BY TAFT COGHILL JR.
FREDERICKSBURG FREE PRESS
The Spotsylvania County School Board voted 6-1 Monday night to submit a budget request to the Board of Supervisors that includes a $46.8 million gap in local funding.
Berkeley District representative April Gillespie was the lone board member who voted against the budget.
Lisa Phelps (Lee Hill) expressed concern about the gap during a work session last week but ultimately voted in favor of the budget, which is more than $480 million overall.
“I believe the Spotsylvania Board of Supervisors, Mr. Chris Yakabouski of the Battlefield District and Mr. Kevin Marshall of the Berkeley District are adequately informed of the detrimental effects to the school division and what it seems to be their consistent voting of more and more residences to be built in Spotsylvania County,” Phelps said of her reasoning to support the budget.

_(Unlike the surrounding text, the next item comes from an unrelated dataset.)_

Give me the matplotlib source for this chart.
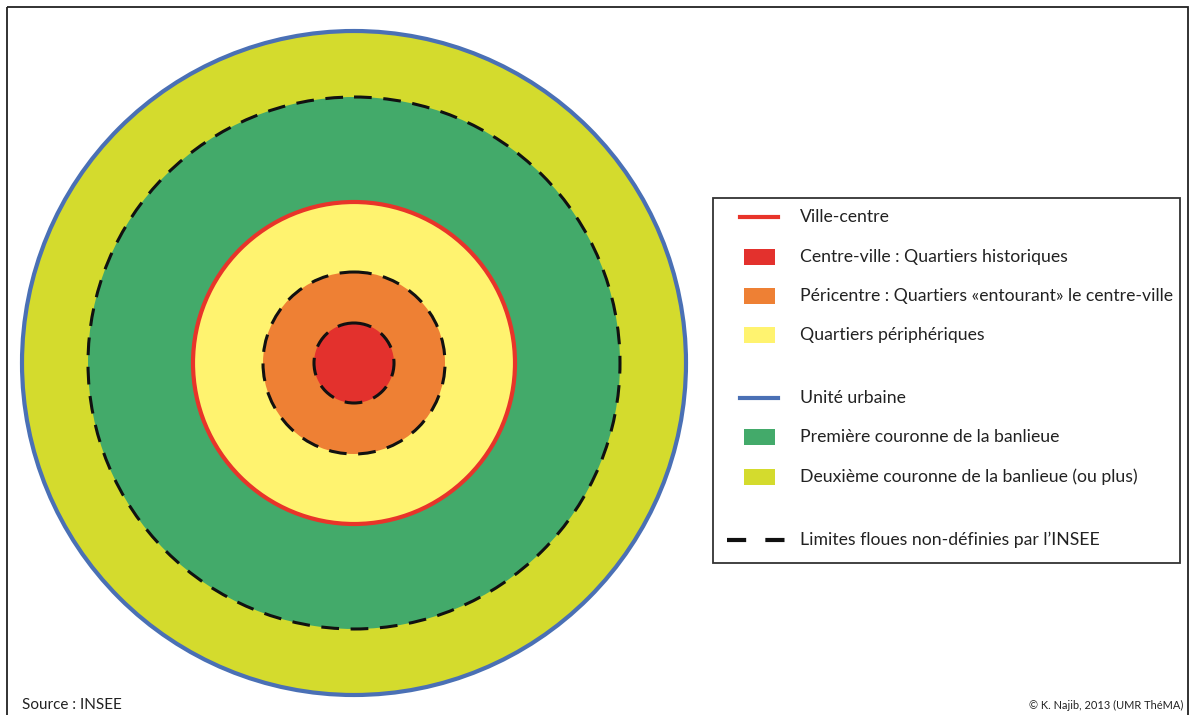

The school board will present its budget to the supervisors on Feb. 20. The supervisors will meet on Feb. 27 to set an advertised tax rate. That will be followed on March 28 with a public hearing at Courtland High School. April 4 is the earliest the supervisors can legally adopt a fiscal year 2025 budget, which kicks in July 1. Budget adoption is set for April 9.
Gillespie debated with other school board members Monday night about whether to make cuts before submitting the request to the supervisors.
“We are going to be taking this budget to people who do not specialize in education, with the exception of [Salem District supervisor Deborah Frazier], and they will make the choices on what to cut,” Gillespie said.
Gillespie added that, if the tax rate is increased, it will put additional strain on families that are already financially distressed in her district, which is more rural than the other localities in the county. She said when she campaigned door to door, she noticed people living in shacks that she initially mistook for a shed.
“You’re asking for the people who don’t have anything, that are depending on assistance, to pay more taxes so you can get better education,” Gillespie said. “I’m sorry but where I come from, God, having a roof over your head and food in your belly is a little more important than paying taxes so I can keep up with the Jones’ in Fairfax County and Stafford County.”
Carol Medawar, Courtland District representative, said an overhaul of the school board through the November election gives the current board a mandate that voters want schools fully funded and supported.
She said years of underfunding is what led to this “crisis moment” that requires more support for teachers, special education and other resources. She also noted that with funds ending from the Elementary and Secondary School Emergency Relief (ESSER) fund, an additional financial burden will be placed on localities.
“We funded things with ESSER, and we knew those funds were going away,” Medawar said.
Nicole Cole of the Battlefield District reiterated her message from the work session that it is not the job of the school board to trim the budget, stating that “if we don’t put forward a budget that actually shows what our needs are, then the board of supervisors will never know what it means to properly fund this department.”
Monday’s meeting was held at the John J. Wright Educational and Cultural Center in recognition of Black History Month.
In addition to approving the budget, the school board recognized 31 teachers of the year at various schools across the county. They announced that Riverbend High School French teacher Beth Marshall is the county teacher of the year and will move on to the state competition.